I’ve never subscribed to the theory that holidays are some sort of energy recharging exercise. The perceived wisdom is that we run ourselves down, gradually but inexorably by week upon week of endless work and chores, and then like some human mobile phone, plug ourselves into a fresh supply of sun, sleep and relaxation to power us to the next filling station on life’s journey.
No – my experience is that a holiday is done when it is done. In fact, partly due to the effort of getting back on the treadmill, but mainly because of the sleep shift from 2am – 10am back to 1am – 7am, I usually feel particularly tired and listless in the few days back after a holiday.
Why go on holiday at all, one often wonders; as we return home to an avalanche of letters, voicemails, facebook notifications and emails. All wanting something from us; offering us something we don’t want or telling us something apparently vital which we have a less than peripheral interest in. The magic pixies and all their little helpers have not rattled through our “to do” list in our absence, nor welcomed us home with flowers and a bottle of wine. Actually, just a carton of fresh of milk would be magical.
Nor have our family and friends secretly plotted and schemed, broken in, finished the bathroom refurbishment and repainted the living room in some great makeover surprise.
Au contraire, the grass seems to have mischievously grown a foot longer whilst we were not watching, dust seems to have settled (despite the complete absence of human life) and suddenly we notice all those blemishes and defects in your house which you had become blind to by familiarity before we went away. And where is the glistening swimming pool and stunning view across the rolling hills to take our mind off them? Meanwhile our sunburn is smarting and the insect bites are itching under our jeans and fleeces.
So we are back in the house 5 minutes, mildly depressed and a whole extra two weeks further behind schedule. Then we return to work to a mountain of demands and unresolved issues. And people ask us if we are feeling recharged and refreshed.
So why do we go on holiday, if not for the mythical recharge? For the memories, maybe. Although we remember so little in reality anyway. However much we photograph and write down in holiday diaries, it is hard to recreate in our minds the fresh warm breeze brushing our skin as we sat by the pool, smelling the barbecue, listening to the distant sound of our happy children, taking another measured gulp of the local cheap red wine. Hard to remember those when we are sat in a meeting discussing the finer points of database deadlocks with overweight men in suits.

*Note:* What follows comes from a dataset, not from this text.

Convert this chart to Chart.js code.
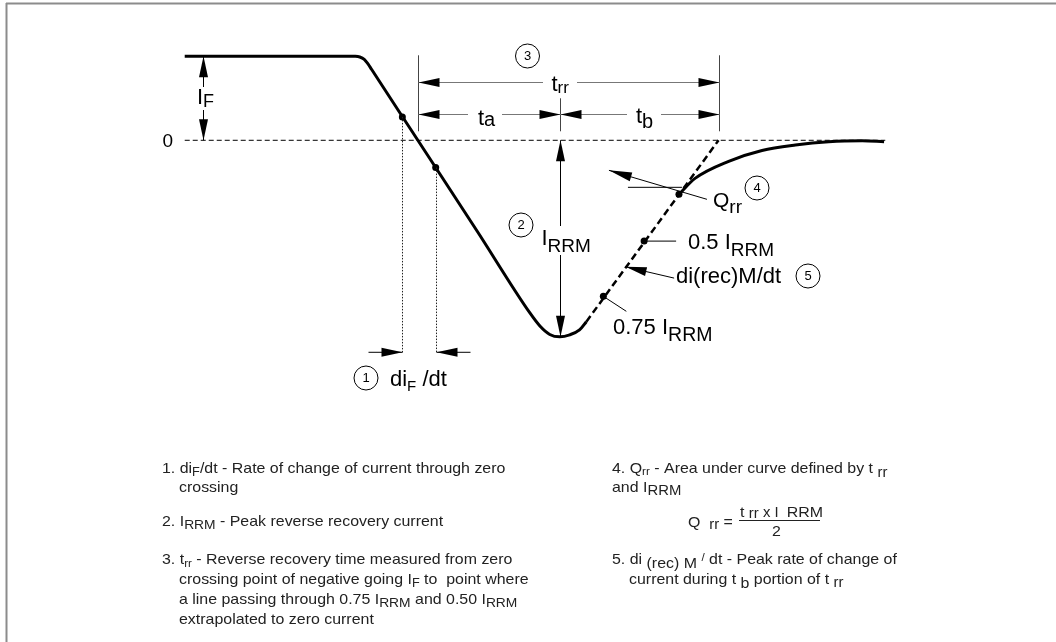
<!DOCTYPE html>
<html>
<head>
<meta charset="utf-8">
<script src="https://cdn.jsdelivr.net/npm/chart.js@4.4.0/dist/chart.umd.min.js"></script>
<style>
    html, body { margin: 0; padding: 0; background: #fff; }
    canvas { display: block; }
</style>
</head>
<body>
<canvas id="recoveryChart" width="1056" height="642"></canvas>
<script>
// time in ns (0 = zero crossing), current in A (I_RRM taken as 10 A)
const fallTime    = [-78.3, -21, -19.5, -18, -16.8, -15.5, 0, 20, 37.7, 41, 44.3, 47.7, 51, 54.3, 56.6];
const fallCurrent = [4.27, 4.27, 4.24, 4.12, 3.9, 3.6, 0, -4.64, -8.8, -9.45, -9.88, -10, -9.9, -9.65, -9.23];
const extrapTime    = [56.6, 101];
const extrapCurrent = [-9.23, 0];
const recoveryTime    = [87.7, 93.1, 104.4, 115.6, 126.8, 138, 149.3, 156.6];
const recoveryCurrent = [-2.75, -1.94, -1.07, -0.52, -0.24, -0.07, -0.02, -0.07];
const zeroTime    = [-78.3, 157];
const zeroCurrent = [0, 0];
const difTime    = [-5.2, 6.0];
const difCurrent = [1.19, -1.39];
const markTime    = [62.3, 76.0, 87.7];      // 0.75 I_RRM, 0.5 I_RRM, Qrr end
const markCurrent = [-7.94, -5.13, -2.75];
const I_F = 4.27;
const I_RRM = 10;
const T_A = 47.7;
const T_RR = 101;

const FONT = '"Liberation Sans", Arial, Helvetica, sans-serif';
const pts = (xs, ys) => xs.map((v, i) => ({ x: v, y: ys[i] }));

function line(ctx, x1, y1, x2, y2) {
    ctx.beginPath();
    ctx.moveTo(x1, y1);
    ctx.lineTo(x2, y2);
    ctx.stroke();
}

// filled arrow head, tip at (x, y), pointing along (dx, dy)
function head(ctx, x, y, dx, dy, len = 21, half = 4.5) {
    const n = Math.hypot(dx, dy);
    dx /= n; dy /= n;
    const bx = x - dx * len, by = y - dy * len;
    ctx.beginPath();
    ctx.moveTo(x, y);
    ctx.lineTo(bx - dy * half, by + dx * half);
    ctx.lineTo(bx + dy * half, by - dx * half);
    ctx.closePath();
    ctx.fill();
}

// parts: [text, size, dy]; sx stretches the run horizontally
function rich(ctx, x, y, parts, sx = 1) {
    ctx.save();
    ctx.translate(x, y);
    ctx.scale(sx, 1);
    let cx = 0;
    parts.forEach(p => {
        ctx.font = `${p[1]}px ${FONT}`;
        ctx.fillText(p[0], cx, p[2] || 0);
        cx += ctx.measureText(p[0]).width;
    });
    ctx.restore();
    return cx * sx;
}

function badge(ctx, x, y, n) {
    ctx.lineWidth = 1;
    ctx.beginPath();
    ctx.arc(x, y, 12, 0, Math.PI * 2);
    ctx.stroke();
    ctx.font = `13px ${FONT}`;
    ctx.textAlign = 'center';
    ctx.textBaseline = 'middle';
    ctx.fillText(String(n), x, y + 0.5);
    ctx.textAlign = 'left';
    ctx.textBaseline = 'alphabetic';
}

const notes = [
    [162, 472.5, [['1. di', 15], ['F', 12, 3], ['/dt - Rate of change of current through zero', 15]]],
    [179, 491.5, [['crossing', 15]]],
    [162, 526, [['2. I', 15], ['RRM', 13, 3], [' - Peak reverse recovery current', 15]]],
    [162, 563.5, [['3. t', 15], ['rr', 11, 3], [' - Reverse recovery time measured from zero', 15]]],
    [179, 583.5, [['crossing point of negative going I', 15], ['F', 12, 3], [' to  point where', 15]]],
    [179, 603.5, [['a line passing through 0.75 I', 15], ['RRM', 13, 3], [' and 0.50 I', 15], ['RRM', 13, 3]]],
    [179, 623.5, [['extrapolated to zero current', 15]]],
    [612, 472.5, [['4. Q', 15], ['rr', 11, 2], [' - Area under curve defined by t ', 15], ['rr', 14, 4]]],
    [612, 491.5, [['and I', 15], ['RRM', 14, 3]]],
    [688, 526.5, [['Q  ', 15], ['rr', 14, 2], [' =', 15]]],
    [740, 516.5, [['t ', 15], ['rr', 14, 1], [' x I  ', 14], ['RRM', 15]]],
    [772, 536, [['2', 15]]],
    [612, 563.5, [['5. di ', 15], ['(rec) M', 15, 4], [' ', 15], ['/', 11, -3], [' dt - Peak rate of change of', 15]]],
    [629, 583.5, [['current during t ', 15], ['b', 15, 4], [' portion of t ', 15], ['rr', 14, 3]]]
];

const recoveryNotes = {
    id: 'recoveryNotes',
    beforeDraw(chart) {
        const { ctx } = chart;
        ctx.save();
        ctx.fillStyle = '#fff';
        ctx.fillRect(0, 0, chart.width, chart.height);
        ctx.strokeStyle = '#8c8c8c';
        ctx.lineWidth = 2;
        line(ctx, 6.5, 3, 6.5, chart.height);
        line(ctx, 6, 3.5, chart.width, 3.5);
        ctx.restore();
    },
    afterDatasetsDraw(chart) {
        const { ctx, scales } = chart;
        const X = v => scales.x.getPixelForValue(v);
        const Y = v => scales.y.getPixelForValue(v);
        const x0 = Math.round(X(0)) + 0.5, xa = Math.round(X(T_A)) + 0.5, xrr = Math.round(X(T_RR)) + 0.5;
        const y0 = Y(0), yF = Y(I_F), yR = Y(-I_RRM);
        const xF = Math.round(X(-72.3)) + 0.5;
        const yRR = Math.round(y0 - 58) + 0.5, yAB = Math.round(y0 - 26) + 0.5;

        ctx.save();
        ctx.fillStyle = '#000';
        ctx.lineWidth = 1;

        // extension lines
        ctx.strokeStyle = '#444';
        line(ctx, x0, y0 - 85, x0, y0 - 9);
        line(ctx, xrr, y0 - 85, xrr, y0 - 9);
        line(ctx, xa, y0 - 42, xa, y0 - 9);

        // t_rr, t_a, t_b dimension lines
        ctx.strokeStyle = '#777';
        line(ctx, x0, yRR, xrr, yRR);
        line(ctx, x0, yAB, xrr, yAB);
        ctx.fillStyle = '#fff';
        ctx.fillRect(543, yRR - 3, 34, 6);
        ctx.fillRect(468, yAB - 3, 34, 6);
        ctx.fillRect(627, yAB - 3, 34, 6);
        ctx.fillStyle = '#000';
        head(ctx, x0, yRR, -1, 0); head(ctx, xrr, yRR, 1, 0);
        head(ctx, x0, yAB, -1, 0); head(ctx, xa, yAB, 1, 0);
        head(ctx, xa, yAB, -1, 0); head(ctx, xrr, yAB, 1, 0);
        rich(ctx, 551.5, yRR + 8.5, [['t', 22], ['rr', 17, 2]]);
        rich(ctx, 478, yAB + 10, [['t', 22], ['a', 20, 1.5]]);
        rich(ctx, 636, yAB + 8.5, [['t', 22], ['b', 20, 4.5]]);

        // I_F arrow
        ctx.strokeStyle = '#000';
        line(ctx, xF, yF, xF, 87);
        line(ctx, xF, 110, xF, y0);
        head(ctx, xF, yF, 0, -1); head(ctx, xF, y0, 0, 1);
        rich(ctx, 197, 103.5, [['I', 22], ['F', 18, 3.5]]);

        // zero label
        ctx.font = `19px ${FONT}`;
        ctx.textAlign = 'right';
        ctx.textBaseline = 'middle';
        ctx.fillText('0', 173, y0 + 1);
        ctx.textAlign = 'left';
        ctx.textBaseline = 'alphabetic';

        // I_RRM arrow
        line(ctx, xa, y0, xa, 226);
        line(ctx, xa, 255, xa, yR);
        head(ctx, xa, y0, 0, -1); head(ctx, xa, yR, 0, 1);
        rich(ctx, 541.5, 245, [['I', 22], ['RRM', 19, 7]]);

        // di_F/dt construction
        const d1 = Math.round(X(difTime[0])) + 0.5, d2 = Math.round(X(difTime[1])) + 0.5;
        const yDim = y0 + 212;
        ctx.strokeStyle = '#222';
        ctx.setLineDash([1.5, 1.5]);
        line(ctx, d1, Y(difCurrent[0]), d1, yDim);
        line(ctx, d2, Y(difCurrent[1]), d2, yDim);
        ctx.setLineDash([]);
        ctx.strokeStyle = '#000';
        line(ctx, d1 - 34, yDim, d1, yDim);
        line(ctx, d2, yDim, d2 + 34, yDim);
        head(ctx, d1, yDim, 1, 0); head(ctx, d2, yDim, -1, 0);
        rich(ctx, 390, 386, [['di', 22], ['F', 15, 4.5], [' /dt', 22]]);

        // leaders on the recovery side
        const m75x = X(markTime[0]), m75y = Y(markCurrent[0]);
        const m50x = X(markTime[1]), m50y = Y(markCurrent[1]);
        const mqx = X(markTime[2]), mqy = Y(markCurrent[2]);
        line(ctx, m75x, m75y, m75x + 23, m75y + 15);
        line(ctx, m50x, m50y, m50x + 32, m50y);
        line(ctx, m50x + 30, m50y + 37, m50x - 18.5, m50y + 25.7);
        head(ctx, m50x - 18.5, m50y + 25.7, -48.5, -11.3, 21, 4.5);
        line(ctx, mqx + 28, mqy + 5, mqx - 70, mqy - 24);
        head(ctx, mqx - 70, mqy - 24, -98, -29, 23, 4.5);
        line(ctx, mqx - 51, mqy - 7, mqx + 3, mqy - 7);

        rich(ctx, 713, 207, [['Q', 21], ['rr', 19, 6]]);
        rich(ctx, 688, 249, [['0.5 I', 22], ['RRM', 19, 7]]);
        rich(ctx, 676, 283, [['di(rec)M/dt', 22]]);
        rich(ctx, 613, 334, [['0.75 I', 22], ['RRM', 19.5, 6.5]]);

        // numbered badges
        ctx.strokeStyle = '#000';
        badge(ctx, 366, 378, 1);
        badge(ctx, 521, 225, 2);
        badge(ctx, 527.5, 56, 3);
        badge(ctx, 757, 188, 4);
        badge(ctx, 808, 276, 5);

        // explanatory notes
        ctx.fillStyle = '#222';
        notes.forEach(n => rich(ctx, n[0], n[1], n[2], 1.062));
        ctx.fillRect(739, 520, 81, 1);

        ctx.restore();
    }
};

const ctx = document.getElementById('recoveryChart').getContext('2d');

new Chart(ctx, {
    type: 'scatter',
    data: {
        datasets: [
            {
                label: 'zero',
                data: pts(zeroTime, zeroCurrent),
                showLine: true,
                borderColor: '#000',
                borderWidth: 1,
                borderDash: [5, 3],
                pointRadius: 0
            },
            {
                label: 'fall',
                data: pts(fallTime, fallCurrent),
                showLine: true,
                borderColor: '#000',
                borderWidth: 3,
                cubicInterpolationMode: 'monotone',
                pointRadius: 0
            },
            {
                label: 'extrapolation',
                data: pts(extrapTime, extrapCurrent),
                showLine: true,
                borderColor: '#000',
                borderWidth: 2.5,
                borderDash: [7, 4],
                pointRadius: 0
            },
            {
                label: 'recovery',
                data: pts(recoveryTime, recoveryCurrent),
                showLine: true,
                borderColor: '#000',
                borderWidth: 3,
                cubicInterpolationMode: 'monotone',
                pointRadius: 0
            },
            {
                label: 'diF points',
                data: pts(difTime, difCurrent),
                pointRadius: 3.5,
                pointBackgroundColor: '#000',
                pointBorderWidth: 0
            },
            {
                label: 'marks',
                data: pts(markTime, markCurrent),
                pointRadius: 3.5,
                pointBackgroundColor: '#000',
                pointBorderWidth: 0
            }
        ]
    },
    options: {
        responsive: false,
        animation: false,
        events: [],
        layout: { padding: 0 },
        plugins: {
            legend: { display: false },
            tooltip: { enabled: false }
        },
        scales: {
            x: { type: 'linear', min: -139, max: 213, display: false },
            y: { type: 'linear', min: -25.327, max: 6.935, display: false }
        }
    },
    plugins: [recoveryNotes]
});
</script>
</body>
</html>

Maybe we go on holiday so that we can talk about it endlessly to our friends or to post 215 photographs on bragbook – all in the mistaken believe that other people will be fascinated by our minor adventures and thrilled by our pseudo-artistic shots of coastlines with red flowers in the foreground (but do check out my photos when they arrive).
Maybe we just have to enjoy them for what they are, not for how they will leave us, or how we will remember them, or how we will describe them to others. These are days of our lives just as all other days – and they are special, because we are somewhere different in mind and body. We are probably somewhere warmer, somewhere (if we plan carefully) with our very favourite people – and somewhere without (here comes a recommendation) internet, phones and any way of communicating to, or being reached by, the outside world. We had a TV this time, because realistically you can’t have 9 days of unremitting quality family time without a little external input. Or at least we can’t. Homes under the Hammer and 101 Ways to Leave a Quiz Show seem only to enhance rather than subtract from the whole family holiday experience. Or if we go a little upmarket – who can get more than 2 answers right in University Challenge?
So we just enjoy it whilst we are there – in the middle of it. Each day a gift untarnished by things to do or deadlines, unpolluted by issues and problems, and unspoiled by the need to be someone to anybody. This is true relaxation – the sun and the pool and the barbecue, yes, but more so the ability to do whatever you like without any expectation of achievement or success, as judged by anyone else. So we have unbounded time to read, to swim, to walk to the village, to cook for pleasure, to eat out, to debate, to tease, to play cards, to watch some inane late night american movie, to kiss and to cuddle or to just sit and close our eyes and listen to the world in all its wonder.
It is this we should pack up and bring home in the suitcases of our lives, rather than the dirty washing, cheap souvenirs and grains of sand. The ability to slow down, stop and breathe and soak in the beauty of the world, its sounds, its images, its aromas. To immerse ourselves in the way a shaft of light dances across the grass, how delicately wind caresses a flower, the way a scent provokes and evokes, the taste of the sun or the rain, how words in a book stimulate and educate, the love and loving of our loved ones.
This is the what we need to bring home and plant in the gardens of our daily experiences – so that these shine above the jungle of anxiety, disappointment and frustration we so often wade through. These are the important things, the simple things, the things of wonder. Not achievements or trophies in themselves, things we do or produce, but things we receive and can enjoy wherever we are.
This is nothing new or profound – only what the Poets and Psychotherapists have been telling us for years. But it’s the soft wet sand under our feet and the balmy fragrance of summer in our nostrils. Not just on holiday, but on every day.